It’s been quite a morning for Nokia. Analyst and market expectations for the struggling Finnish company weren’t exactly positive, but while some of the news was as dire as predicted, there were gems amidst the rough. After the cut, diving operating losses, millions of Lumia Windows Phones, and a giggling Elop playing his cards close to his chest.
The two headline numbers are sales and losses. Nokia sold four million Lumia handsets in the three month period, the company confirmed, roughly double its sales for the previous quarter, and beating pre-news estimates.
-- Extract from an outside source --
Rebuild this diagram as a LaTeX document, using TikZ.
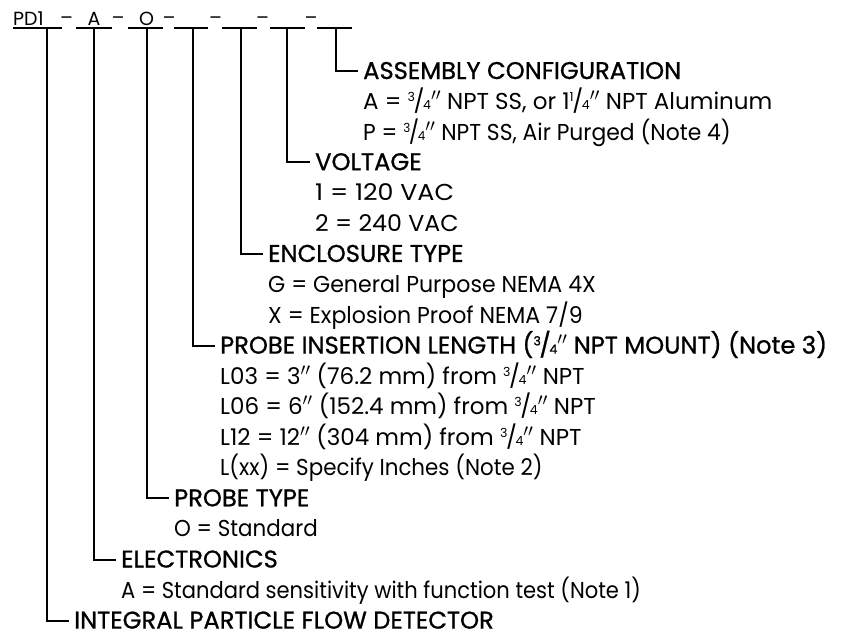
\documentclass[tikz,border=0pt]{standalone}
\usepackage{fontspec}
\setmainfont{Poppins}
\newcommand\fr[2]{{\raisebox{0.62ex}{\fontsize{12.5}{12.5}\selectfont#1}\kern-0.06em/\kern-0.06em{\fontsize{12.5}{12.5}\selectfont#2}}}
\newcommand\inch{\ensuremath{''}}
\newcommand\nar[2]{{\addfontfeature{FakeStretch=#1}#2}}
\begin{document}
\begin{tikzpicture}[x=1pt,y=-1pt,
  font=\fontsize{23}{27}\selectfont,
  conn/.style={line width=2pt},
  hdr/.style={anchor=west,inner xsep=5pt,inner ysep=0pt,text height=16pt,text depth=0pt,font=\fontsize{24.2}{27}\selectfont\addfontfeature{FakeBold=0.9}},
  val/.style={anchor=west,inner sep=0pt,text height=16pt,text depth=0pt},
  code/.style={anchor=base,inner sep=0pt,font=\fontsize{19}{23}\selectfont}]
\useasboundingbox (0,0) rectangle (843,633);
% header code
\node[code,anchor=base west] (pd) at (13,25) {PD1};
\node[code] (ca) at (94,25) {A};
\node[code] (co) at (146.7,25) {O};
\foreach \x/\n in {66.5/d1,118/d2,169/d3,215.5/d4,262.5/d5,311/d6}
  \node[code] (\n) at (\x,24.5) {–};
\foreach \a/\b in {13/62,76/112,128/163,174/208,222/257,270/305,317/352}
  \draw[conn] (\a,28.3) -- (\b,28.3);
% top coordinates of the connectors
\coordinate (t1) at (46.7,28.3);
\coordinate (t2) at (94,28.3);
\coordinate (t3) at (146.7,28.3);
\coordinate (t4) at (192.7,28.3);
\coordinate (t5) at (240.7,28.3);
\coordinate (t6) at (287.3,28.3);
\coordinate (t7) at (336,28.3);
% ASSEMBLY
\node[hdr] (h7) at (358,71) {ASSEMBLY CONFIGURATION};
\node[val] (v7a) at (363,101.6) {A = \fr34\inch\ NPT SS, or 1\fr14\inch\ NPT Aluminum};
\node[val] (v7b) at (363,132.1) {\nar{0.95}{P = \fr34\inch\ NPT SS, Air Purged (Note 4)}};
% VOLTAGE
\node[hdr] (h6) at (310,162.2) {VOLTAGE};
\node[val] (v6a) at (315,192.8) {\nar{1.1}{1 = 120 VAC}};
\node[val] (v6b) at (315,223.3) {\nar{1.03}{2 = 240 VAC}};
% ENCLOSURE
\node[hdr] (h5) at (263,253.9) {ENCLOSURE TYPE};
\node[val] (v5a) at (268,284.4) {\nar{0.96}{G = General Purpose NEMA 4X}};
\node[val] (v5b) at (268,315) {\nar{0.96}{X = Explosion Proof NEMA 7/9}};
% PROBE INSERTION
\node[hdr] (h4) at (215,345.6) {PROBE INSERTION LENGTH (\fr34\inch\ NPT MOUNT) (Note 3)};
\node[val] (v4a) at (220,376.1) {L03 = 3\inch\ (76.2 mm) from \fr34\inch\ NPT};
\node[val] (v4b) at (220,406.7) {L06 = 6\inch\ (152.4 mm) from \fr34\inch\ NPT};
\node[val] (v4c) at (220,437.2) {L12 = 12\inch\ (304 mm) from \fr34\inch\ NPT};
\node[val] (v4d) at (220,467.8) {\nar{0.93}{L(xx) = Specify Inches (Note 2)}};
% PROBE TYPE
\node[hdr] (h3) at (169,498.3) {PROBE TYPE};
\node[val] (v3a) at (174,528.9) {\nar{0.93}{O = Standard}};
% ELECTRONICS
\node[hdr] (h2) at (116,559.5) {ELECTRONICS};
\node[val] (v2a) at (121,590) {\nar{0.915}{A = Standard sensitivity with function test (Note 1)}};
% INTEGRAL
\node[hdr] (h1) at (69,620.6) {INTEGRAL PARTICLE FLOW DETECTOR};
% connectors
\foreach \i in {1,...,7}
  \draw[conn] (t\i) |- (h\i.west);
\end{tikzpicture}
\end{document}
However, operating losses reached a whopping $1bn, despite net sales rising slightly.
Phone volumes altogether rose in fact, though only 600,000 handsets were sold in North America. €250m of Nokia’s income was straight out of Microsoft’s wallet, comfortably exceeding what Nokia is obligated to pay for Windows Phone licensing, though even that isn’t enough to promise a good Q3 2012.
So what’s in the pipeline? Elop was coy on specifics but enthusiastic in general about future Lumia handsets, saying the company was readying an array of new materials and technologies for its next-gen Lumias (and the range after that). The run-up to Windows Phone 8 has also given the company the time to prepare more differentiation between its devices and those of other Windows Phone OEMs, and Elop says we’ll see evidence of that in advanced location-based services that make Nokia the “Where” company.
What we might not see is a cross-carrier splurge of the sort common in Europe. Elop revealed that, contrary to popular belief that broader distribution means more sales, Nokia had in fact seen better returns focusing on a single carrier in the manner of the Lumia 900 on AT&T, instead of spreading its love across multiple carriers.
Nokia is counting on the double-whammy of Windows Phone 8 and Windows 8 to reinvigorate interest in the platform and give Lumia a boost (Elop didn’t mention tablets, though did hint that Nokia might be looking at the possibility). However there are a few more rough months to come before the “transition” period is over.